Numerous studies have been conducted to reveal how oblivious people are to their prejudices. Perhaps you'll recall the "Candid Camera" episode that showed a woman walking down a street with a purse on her arm as several staged teenagers walked passed her. The teenagers were culturally different but dressed in identical clothes. As you might guess (even though the woman claimed not to be "prejudiced"), the woman placed the purse on her opposite shoulder when she saw the Black and Latino teenagers approaching. Sandra Bullock does a good job portraying a similar scene in the excellent, make-you-think movie "Crash."

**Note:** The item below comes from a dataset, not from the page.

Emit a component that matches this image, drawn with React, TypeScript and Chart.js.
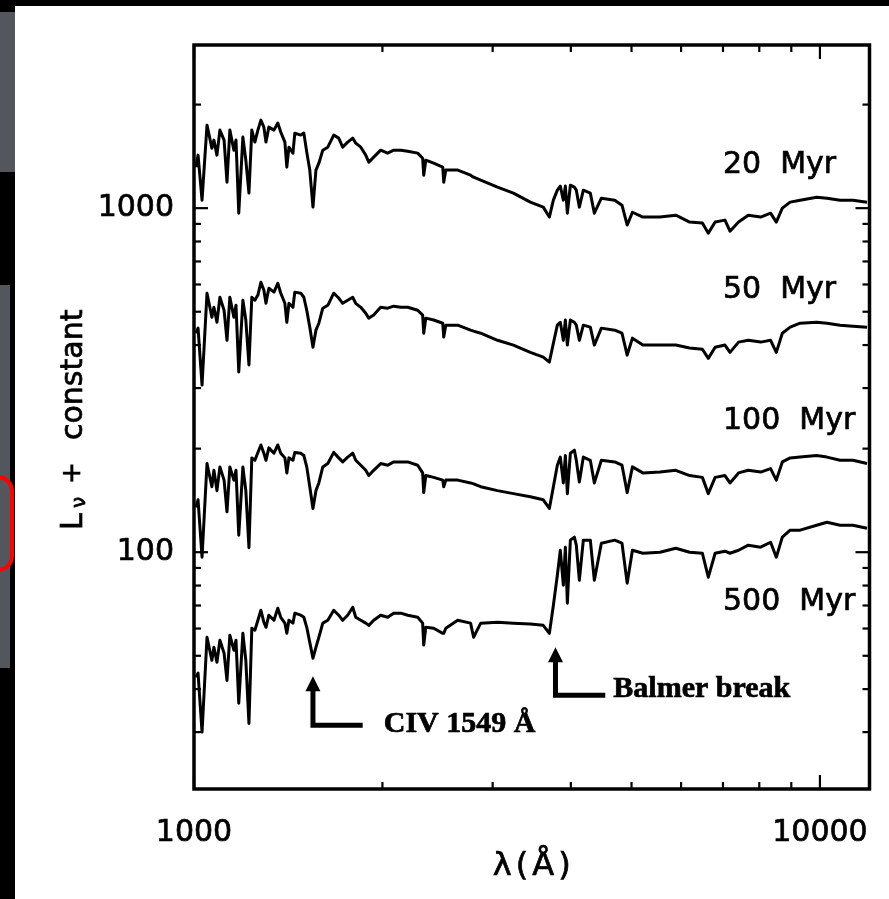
import { useEffect, useRef } from 'react';
import { Chart, registerables } from 'chart.js';

Chart.register(...registerables);

// ---------- DATA ----------
const wavelengths = [
  1007, 1015, 1030, 1049, 1068, 1076, 1088, 1100, 1117, 1129,
  1141, 1158, 1167, 1179, 1197, 1210, 1224, 1237, 1251, 1265,
  1279, 1293, 1303, 1317, 1342, 1361, 1376, 1397, 1407, 1418,
  1439, 1449, 1481, 1498, 1514, 1531, 1549, 1566, 1583, 1606,
  1636, 1672, 1703, 1728, 1760, 1793, 1813, 1847, 1881, 1902,
  1937, 1987, 2039, 2085, 2140, 2195, 2277, 2319, 2328, 2346,
  2415, 2497, 2506, 2525, 2638, 2766, 2797, 2871, 3054, 3238,
  3446, 3614, 3696, 3751, 3806, 3848, 3891, 3920, 3949, 3993,
  4052, 4081, 4127, 4188, 4297, 4361, 4475, 4701, 4828, 4921,
  5017, 5213, 5552, 5884, 6192, 6489, 6632, 6801, 7051, 7183,
  7413, 7683, 8040, 8340, 8517, 8708, 8963, 9297, 9880, 10260,
  10770, 11290, 11890,
];

const flux20Myr = [
  1316, 1426, 1055, 1743, 1494, 1577, 1426, 1686, 1577, 1190,
  1686, 1474, 1577, 967, 1609, 1379, 1106, 1686, 1556, 1686,
  1803, 1720, 1556, 1720, 1686, 1767, 1664, 1556, 1316, 1504,
  1445, 1652, 1631, 1652, 1455, 1290, 1007, 1290, 1351, 1474,
  1504, 1631, 1598, 1504, 1556, 1598, 1545, 1504, 1426, 1360,
  1407, 1474, 1445, 1474, 1474, 1464, 1445, 1397, 1247, 1379,
  1351, 1316, 1190, 1290, 1290, 1247, 1230, 1206, 1151, 1106,
  1041, 1007, 942, 1055, 1128, 1159, 1055, 1159, 967, 1166,
  1151, 1128, 1007, 1128, 1106, 967, 1069, 1055, 1020, 893,
  973, 942, 942, 954, 911, 905, 846, 911, 923, 857,
  911, 954, 942, 967, 911, 1000, 1041, 1055, 1076, 1069,
  1055, 1055, 1041,
];

const flux50Myr = [
  433, 448, 306, 566, 482, 515, 466, 551, 505, 413,
  551, 482, 522, 334, 540, 473, 350, 551, 540, 559,
  609, 578, 529, 585, 570, 605, 566, 529, 466, 529,
  515, 570, 566, 551, 505, 451, 394, 442, 463, 512,
  522, 566, 548, 529, 540, 551, 529, 515, 495, 479,
  489, 515, 512, 519, 515, 515, 505, 489, 433, 479,
  473, 463, 422, 457, 457, 442, 439, 433, 413, 400,
  381, 369, 357, 405, 457, 466, 413, 473, 400, 473,
  466, 457, 413, 457, 451, 400, 448, 442, 433, 374,
  419, 400, 400, 400, 392, 389, 366, 394, 400, 381,
  408, 413, 408, 413, 381, 433, 451, 463, 466, 463,
  457, 454, 451,
];

const flux100Myr = [
  135, 142, 96.7, 181, 155, 173, 151, 177, 162, 131,
  177, 162, 173, 112, 177, 151, 103, 188, 185, 195,
  205, 194, 185, 201, 194, 205, 194, 188, 170, 188,
  185, 195, 194, 191, 177, 155, 134, 151, 159, 177,
  181, 195, 188, 183, 189, 194, 185, 179, 173, 167,
  173, 181, 179, 183, 183, 183, 179, 170, 149, 167,
  165, 162, 155, 162, 162, 159, 158, 155, 151, 148,
  145, 142, 134, 155, 179, 189, 159, 191, 148, 194,
  198, 185, 160, 189, 185, 159, 185, 183, 179, 149,
  177, 170, 171, 173, 167, 165, 148, 165, 167, 159,
  170, 173, 171, 175, 162, 183, 188, 189, 191, 189,
  185, 185, 181,
];

const flux500Myr = [
  43.3, 44.5, 30.0, 56.6, 48.5, 52.9, 47.9, 55.5, 50.9, 42.4,
  57.4, 51.9, 55.5, 36.4, 58.1, 48.5, 31.8, 60.1, 59.3, 63.4,
  67.8, 62.6, 60.5, 65.6, 63.4, 68.7, 64.7, 62.2, 58.1, 63.4,
  62.2, 66.5, 65.6, 64.7, 60.5, 54.7, 49.2, 52.9, 56.6, 62.2,
  63.4, 67.8, 65.6, 63.4, 65.6, 69.2, 64.7, 63.4, 62.2, 61.3,
  63.4, 65.6, 64.7, 66.5, 66.5, 65.6, 64.7, 62.2, 53.7, 60.5,
  60.1, 58.1, 58.1, 60.1, 63.4, 62.2, 56.6, 62.2, 62.6, 62.2,
  61.8, 61.3, 58.1, 70.1, 85.7, 101.3, 80.2, 103.4, 71.1, 108.4,
  110.6, 104.8, 82.9, 108.4, 108.4, 82.9, 106.2, 108.4, 106.2, 81.3,
  101.3, 99.3, 100, 102.7, 100, 99.3, 84.6, 99.3, 100.7, 99.3,
  101.3, 104.8, 103.4, 106.9, 96.7, 110.6, 115.9, 115.9, 119.8, 122.2,
  119.8, 119.8, 117.4,
];

const seriesNames = ['20  Myr', '50  Myr', '100  Myr', '500  Myr'];
const seriesLabelLevels = [1334, 578, 240, 71.5];
const seriesLabelLambda = 7000;

const xMajorTicks = [1000, 10000];
const xMinorTicks = [2000, 3000, 4000, 5000, 6000, 7000, 8000, 9000];
const yMajorTicks = [100, 1000];
const yMinorTicks = [30, 40, 50, 60, 70, 80, 90, 200, 300, 400, 500, 600, 700, 800, 900, 2000];

const xRange = [1000, 12000];
const yRange = [20.5, 2980];

const xTitle = 'λ(Å)';
const civText = 'CIV 1549 Å';
const balmerText = 'Balmer break';

// ---------- LAYOUT ----------
const W = 889;
const H = 899;
const FONT = "'DejaVu Sans'";
const TEXT_STROKE = 0.7;

function drawArrow(ctx: CanvasRenderingContext2D, x: number, yTip: number, yCorner: number, xEnd: number) {
  ctx.save();
  ctx.strokeStyle = '#000';
  ctx.fillStyle = '#000';
  ctx.lineWidth = 5;
  ctx.lineJoin = 'miter';
  ctx.beginPath();
  ctx.moveTo(x, yTip + 10);
  ctx.lineTo(x, yCorner);
  ctx.lineTo(xEnd, yCorner);
  ctx.stroke();
  ctx.beginPath();
  ctx.moveTo(x, yTip);
  ctx.lineTo(x - 7.5, yTip + 15);
  ctx.lineTo(x + 7.5, yTip + 15);
  ctx.closePath();
  ctx.fill();
  ctx.restore();
}

function heavyText(ctx: CanvasRenderingContext2D, t: string, x: number, y: number) {
  ctx.fillText(t, x, y);
  ctx.lineWidth = TEXT_STROKE;
  ctx.strokeText(t, x, y);
}

const decorPlugin = {
  id: 'decor',
  beforeDraw(chart: any) {
    const ctx = chart.ctx as CanvasRenderingContext2D;
    ctx.save();
    ctx.fillStyle = '#000';
    ctx.fillRect(0, 0, W, H);
    ctx.fillStyle = '#fff';
    ctx.fillRect(15, 6, W - 15, H - 6);
    ctx.fillStyle = '#53565d';
    ctx.fillRect(0, 12, 15, 160);
    ctx.fillRect(0, 285, 10, 383);
    ctx.strokeStyle = '#ff0000';
    ctx.lineWidth = 4;
    ctx.beginPath();
    (ctx as any).roundRect(-20, 477, 32, 93, 14);
    ctx.stroke();
    ctx.restore();
  },
  afterDraw(chart: any) {
    const ctx = chart.ctx as CanvasRenderingContext2D;
    const a = chart.chartArea;
    const xs = chart.scales.x;
    const ys = chart.scales.y;
    ctx.save();
    ctx.strokeStyle = '#000';
    ctx.fillStyle = '#000';

    // tick marks (inward, on all four sides)
    ctx.lineWidth = 2.2;
    const seg = (x1: number, y1: number, x2: number, y2: number) => {
      ctx.beginPath();
      ctx.moveTo(x1, y1);
      ctx.lineTo(x2, y2);
      ctx.stroke();
    };
    const xt = (v: number, len: number) => {
      const p = xs.getPixelForValue(v);
      seg(p, a.bottom, p, a.bottom - len);
      seg(p, a.top, p, a.top + len);
    };
    const yt = (v: number, len: number) => {
      const p = ys.getPixelForValue(v);
      seg(a.left, p, a.left + len, p);
      seg(a.right, p, a.right - len, p);
    };
    xMajorTicks.forEach((v) => xt(v, 14));
    xMinorTicks.forEach((v) => xt(v, 7));
    yMajorTicks.forEach((v) => yt(v, 14));
    yMinorTicks.forEach((v) => yt(v, 7));

    // frame
    ctx.lineWidth = 3.5;
    ctx.strokeRect(a.left, a.top, a.right - a.left, a.bottom - a.top);

    // series labels
    ctx.font = `30px ${FONT}`;
    ctx.textAlign = 'left';
    ctx.textBaseline = 'middle';
    seriesNames.forEach((name, i) => {
      heavyText(ctx, name, xs.getPixelForValue(seriesLabelLambda), ys.getPixelForValue(seriesLabelLevels[i]));
    });

    // annotations
    drawArrow(ctx, xs.getPixelForValue(1549), ys.getPixelForValue(43.6), ys.getPixelForValue(31.4), xs.getPixelForValue(1860));
    drawArrow(ctx, xs.getPixelForValue(3780), ys.getPixelForValue(52.9), ys.getPixelForValue(38.4), xs.getPixelForValue(4540));
    ctx.font = `bold 30px 'Liberation Serif'`;
    ctx.textBaseline = 'alphabetic';
    ctx.textAlign = 'left';
    heavyText(ctx, civText, xs.getPixelForValue(2010), ys.getPixelForValue(30.0));
    heavyText(ctx, balmerText, xs.getPixelForValue(4677), ys.getPixelForValue(37.9));

    // x title
    ctx.font = `32px ${FONT}`;
    ctx.textAlign = 'center';
    ctx.textBaseline = 'middle';
    (ctx as any).letterSpacing = '4px';
    heavyText(ctx, xTitle, (a.left + a.right) / 2 + 2, 867);
    (ctx as any).letterSpacing = '0px';

    // y title: L_nu + constant (rotated)
    ctx.translate(82, 530);
    ctx.rotate(-Math.PI / 2);
    ctx.textAlign = 'left';
    ctx.textBaseline = 'alphabetic';
    ctx.font = `30px ${FONT}`;
    heavyText(ctx, 'L', 0, 0);
    ctx.font = `20px ${FONT}`;
    heavyText(ctx, 'ν', 22, 3);
    ctx.font = `26px ${FONT}`;
    heavyText(ctx, '+', 46, -2);
    ctx.font = `30px ${FONT}`;
    heavyText(ctx, 'constant', 90, 0);
    ctx.restore();
  },
};

export default function App() {
  const ref = useRef<HTMLCanvasElement | null>(null);

  useEffect(() => {
    if (!ref.current) return;
    const series = [flux20Myr, flux50Myr, flux100Myr, flux500Myr];
    const tickFont = { family: FONT, size: 30 };
    const chart = new Chart(ref.current, {
      type: 'line',
      data: {
        datasets: series.map((vals, i) => ({
          label: seriesNames[i],
          data: wavelengths.map((w, j) => ({ x: w, y: vals[j] })),
          borderColor: '#000',
          backgroundColor: '#000',
          borderWidth: 3,
          borderJoinStyle: 'round',
          pointRadius: 0,
          tension: 0,
          fill: false,
        })),
      },
      options: {
        responsive: false,
        animation: false,
        events: [],
        layout: { padding: { left: 0, top: 45, right: 19.5, bottom: 0 } },
        plugins: {
          legend: { display: false },
          tooltip: { enabled: false },
          title: { display: false },
        },
        scales: {
          x: {
            type: 'logarithmic',
            min: xRange[0],
            max: xRange[1],
            grid: { display: false },
            border: { display: false },
            afterBuildTicks: (s: any) => {
              s.ticks = xMajorTicks.map((v) => ({ value: v }));
            },
            afterFit: (s: any) => {
              s.height = 110;
            },
            ticks: {
              font: tickFont,
              color: '#000',
              textStrokeColor: '#000',
              textStrokeWidth: TEXT_STROKE,
              padding: 18,
              maxRotation: 0,
              autoSkip: false,
              callback: (v: any) => String(v),
            },
          },
          y: {
            type: 'logarithmic',
            min: yRange[0],
            max: yRange[1],
            grid: { display: false },
            border: { display: false },
            afterBuildTicks: (s: any) => {
              s.ticks = yMajorTicks.map((v) => ({ value: v }));
            },
            afterFit: (s: any) => {
              s.width = 194;
            },
            ticks: {
              font: tickFont,
              color: '#000',
              textStrokeColor: '#000',
              textStrokeWidth: TEXT_STROKE,
              padding: 12,
              autoSkip: false,
              callback: (v: any) => String(v),
            },
          },
        },
      } as any,
      plugins: [decorPlugin],
    });
    return () => chart.destroy();
  }, []);

  return (
    <div style={{ position: 'fixed', left: 0, top: 0, width: W, height: H }}>
      <canvas ref={ref} width={W} height={H} style={{ display: 'block', width: W, height: H }} />
    </div>
  );
}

So, what can you do to become more aware of your own unconscious prejudices in order to stop perpetuating microaggressions? First, take a moment to really ask yourself some questions--deeply ask yourself. For instance, how do you feel about people of color, people of other religious views, people of different sexual preferences and identities? How do you feel about intermixed relationships? How can you identify with the experiences and challenges facing differing groups of people?
If you came up with some prejudices, here’s something to consider. A lot of people are talking about the law of attraction--the idea that what you believe and think will be manifested. This is the basis of the film, "The Secret." Well, if the law of attraction is real (in sports psychology it works--you visualize the goal and see yourself completing it), and it's true that many of our prejudices are unconscious (which has been validated through enormous amounts of research), wouldn't it be valuable to unlock our prejudices and change them so that we can stop manifesting in others the very behaviors we fear?